Search code examples
pythonmongodbunicodecharacter-encodingmongoexport

MongoDB - Unexpected character encodings when using mongoexport


I am using mongoexport on a collection that contains foreign characters encoded in utf8 as well as fields with characters mongoexport seems to be encoding (e.g., '&'). What I'm noticing is mongo export does a unicode escape for the '&' characters but leaves characters like 'ü' unescaped. This is posing a problem because I am trying to read this data using Python but am unable to decode it properly since there are two different encodings happening.

For example (mongo query to get record):

db.Military_Handbooks.findOne({_id: ObjectId("5bf61c80e173a2a10b53ad39")}).PRIMARY_AUTHOR

[
  "Dürer, Albrecht",
  [
    [
      "http://ustc.ac.uk/index.php/search/cicero?tm_fulltext=&tm_field_allauthr=Dürer, Albrecht&tm_translator=&tm_editor=&tm_field_short_title=&tm_field_imprint=&tm_field_place=&sm_field_year=&f_sm_field_year=&t_sm_field_year=&sm_field_country=&sm_field_lang=&sm_field_format=&sm_field_digital=&tm_field_class=&tm_field_cit_name=&tm_field_cit_no=&order=",
      " Dürer, Albrecht"
    ]
  ]
]

Running the following mongoexport command (and this is the same if exported to json):

mongoexport--db ustc --collection Military_Handbooks --type=csv -f=PRIMARY_AUTHOR --limit=1
"[""Dürer, Albrecht"",[[""http://ustc.ac.uk/index.php/search/cicero?tm_fulltext=\u0026tm_field_allauthr=Dürer, Albrecht\u0026tm_translator=\u0026tm_editor=\u0026tm_field_short_title=\u0026tm_field_imprint=\u0026tm_field_place=\u0026sm_field_year=\u0026f_sm_field_year=\u0026t_sm_field_year=\u0026sm_field_country=\u0026sm_field_lang=\u0026sm_field_format=\u0026sm_field_digital=\u0026tm_field_class=\u0026tm_field_cit_name=\u0026tm_field_cit_no=\u0026order="","" Dürer, Albrecht""]]]"

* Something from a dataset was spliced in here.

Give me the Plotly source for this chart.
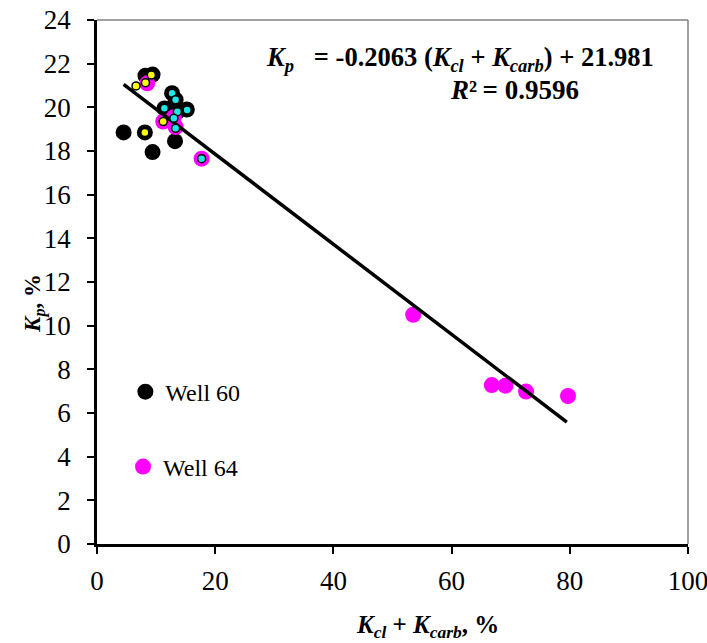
import plotly.graph_objects as go

# Well 60 samples (large black markers)
well60_x = [4.5, 8.1, 9.4, 13.2, 8.2, 9.4, 12.7, 13.3, 11.4, 15.2, 13.6]
well60_y = [18.85, 18.85, 17.95, 18.45, 21.45, 21.5, 20.65, 20.35, 19.95, 19.9, 19.8]

# Well 64 samples (large magenta markers)
well64_x = [8.5, 11.2, 13.0, 13.3, 17.7, 53.5, 66.8, 69.1, 72.6, 79.7]
well64_y = [21.1, 19.35, 19.55, 19.1, 17.65, 10.5, 7.28, 7.25, 6.98, 6.78]

# Inner highlight markers
yellow_x = [6.6, 8.2, 9.2, 8.1, 11.2]
yellow_y = [20.98, 21.13, 21.48, 18.85, 19.35]
cyan_x = [12.7, 13.3, 11.4, 15.25, 13.6, 13.0, 13.3, 17.7]
cyan_y = [20.65, 20.35, 19.96, 19.88, 19.8, 19.5, 19.04, 17.65]

# Linear trend
slope = -0.2063
intercept = 21.981
r2 = 0.9596
trend_x = [4.5, 79.5]
trend_y = [slope * v + intercept for v in trend_x]

x_ticks = [0, 20, 40, 60, 80, 100]
y_ticks = list(range(0, 25, 2))

FONT = "Liberation Serif"

fig = go.Figure()
fig.add_trace(go.Scatter(
    x=well60_x, y=well60_y, mode="markers", name="Well 60", legend="legend",
    marker=dict(color="black", size=16, line=dict(width=0)),
))
fig.add_trace(go.Scatter(
    x=well64_x, y=well64_y, mode="markers", name="Well 64", legend="legend2",
    marker=dict(color="#FF00FF", size=16, line=dict(width=0)),
))
fig.add_trace(go.Scatter(
    x=trend_x, y=trend_y, mode="lines", showlegend=False,
    line=dict(color="black", width=3.5),
))
fig.add_trace(go.Scatter(
    x=yellow_x, y=yellow_y, mode="markers", showlegend=False,
    marker=dict(color="#FFFF00", size=8, line=dict(color="black", width=1.5)),
))
fig.add_trace(go.Scatter(
    x=cyan_x, y=cyan_y, mode="markers", showlegend=False,
    marker=dict(color="#22E6E6", size=8, line=dict(color="black", width=1.5)),
))

eq_text = ("<b><i>K<sub>p</sub></i>   = -0.2063 (<i>K<sub>cl</sub></i> + "
           "<i>K<sub>carb</sub></i>) + 21.981</b>")
fig.add_annotation(x=0.6145, y=0.926, xref="paper", yref="paper", text=eq_text,
                   showarrow=False, xanchor="center", yanchor="middle",
                   font=dict(family=FONT, size=26.5, color="black"))
fig.add_annotation(x=0.706, y=0.866, xref="paper", yref="paper",
                   text=f"<b><i>R</i>²\u2009= {r2}</b>",
                   showarrow=False, xanchor="center", yanchor="middle",
                   font=dict(family=FONT, size=27, color="black"))

# axis titles
fig.add_annotation(x=0.56, y=-0.158, xref="paper", yref="paper",
                   text="<b><i>K<sub>cl</sub></i> + <i>K<sub>carb</sub></i>, %</b>",
                   showarrow=False, xanchor="center", yanchor="middle",
                   font=dict(family=FONT, size=25, color="black"))
fig.add_annotation(x=-0.105, y=0.46, xref="paper", yref="paper",
                   text="<b><i>K<sub>p</sub></i>, %</b>", textangle=-90,
                   showarrow=False, xanchor="center", yanchor="middle",
                   font=dict(family=FONT, size=23, color="black"))

# light frame on top and right
fig.add_shape(type="line", xref="paper", yref="paper", x0=0, x1=1, y0=1, y1=1,
              line=dict(color="#808080", width=1.5))
fig.add_shape(type="line", xref="paper", yref="paper", x0=1, x1=1, y0=0, y1=1,
              line=dict(color="#808080", width=1.5))

axis_font = dict(family=FONT, size=27, color="black")
fig.update_layout(
    width=707, height=643,
    margin=dict(l=97, r=19, t=20, b=99),
    paper_bgcolor="white", plot_bgcolor="white",
    font=dict(family=FONT, color="black"),
    legend=dict(x=0.048, y=0.29, xanchor="left", yanchor="middle",
                bgcolor="rgba(0,0,0,0)", font=dict(family=FONT, size=24)),
    legend2=dict(x=0.044, y=0.147, xanchor="left", yanchor="middle",
                 bgcolor="rgba(0,0,0,0)", font=dict(family=FONT, size=24)),
    xaxis=dict(range=[0, 100], tickvals=x_ticks, ticks="outside", ticklen=7,
               tickwidth=1.5, tickcolor="black", showline=True, linecolor="black",
               linewidth=2.5, showgrid=False, zeroline=False, tickfont=axis_font,
               automargin=False, ticklabelstandoff=4, ticklabeloverflow="allow"),
    yaxis=dict(range=[0, 24], tickvals=y_ticks, ticks="outside", ticklen=7,
               tickwidth=1.5, tickcolor="black", showline=True, linecolor="black",
               linewidth=2.5, showgrid=False, zeroline=False, tickfont=axis_font,
               automargin=False, ticklabelstandoff=11, ticklabeloverflow="allow"),
)

fig.write_html("out.html")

When trying to read this into Python:

In [24]: import pandas
In [25]: c = pandas.read_csv('Military_Handbooks2.csv')
In [26]: c.at[1, 'PRIMARY_AUTHOR']
Out[26]: '["Dürer, Albrecht",[["http://ustc.ac.uk/index.php/search/cicero?tm_fulltext=\\u0026tm_field_allauthr=Dürer, Albrecht\\u0026tm_translator=\\u0026tm_editor=\\u0026tm_field_short_title=\\u0026tm_field_imprint=\\u0026tm_field_place=\\u0026sm_field_year=\\u0026f_sm_field_year=\\u0026t_sm_field_year=\\u0026sm_field_country=\\u0026sm_field_lang=\\u0026sm_field_format=\\u0026sm_field_digital=\\u0026tm_field_class=\\u0026tm_field_cit_name=\\u0026tm_field_cit_no=\\u0026order="," Dürer, Albrecht"]]]'
In [27]: c.at[1, 'PRIMARY_AUTHOR'].encode().decode('unicode-escape')
Out[27]: '["Dürer, Albrecht",[["http://ustc.ac.uk/index.php/search/cicero?tm_fulltext=&tm_field_allauthr=Dürer, Albrecht&tm_translator=&tm_editor=&tm_field_short_title=&tm_field_imprint=&tm_field_place=&sm_field_year=&f_sm_field_year=&t_sm_field_year=&sm_field_country=&sm_field_lang=&sm_field_format=&sm_field_digital=&tm_field_class=&tm_field_cit_name=&tm_field_cit_no=&order="," Dürer, Albrecht"]]]'

Specs:
OS: Ubuntu 18.04.1 LTS
Python: 3.6.7
MongoDB shell version v3.6.9


Solution

  • In the end re-encoding the files while ignoring errors seems to have done the trick.

    def encoding():
        for fn in os.listdir('.'):
            if '2' not in fn and 'failed' not in fn and 'decode' not in fn:
                try:
                    with codecs.open(fn, encoding='utf-8') as fd:
                        text = fd.read()
                        text = text.encode('Windows-1252', errors='ignore').decode('utf-8', errors='ignore')
                    with codecs.open(fn[:fn.rfind('.')]+'2.csv', 'w', encoding='utf-8') as fd:
                            fd.write(text)
                except Exception as ex:
                    print(ex)
                    print('*'*50, '\n')
    

    I should also note I was linked to this post which was helpful: how to export correctly accented words with mongoexport.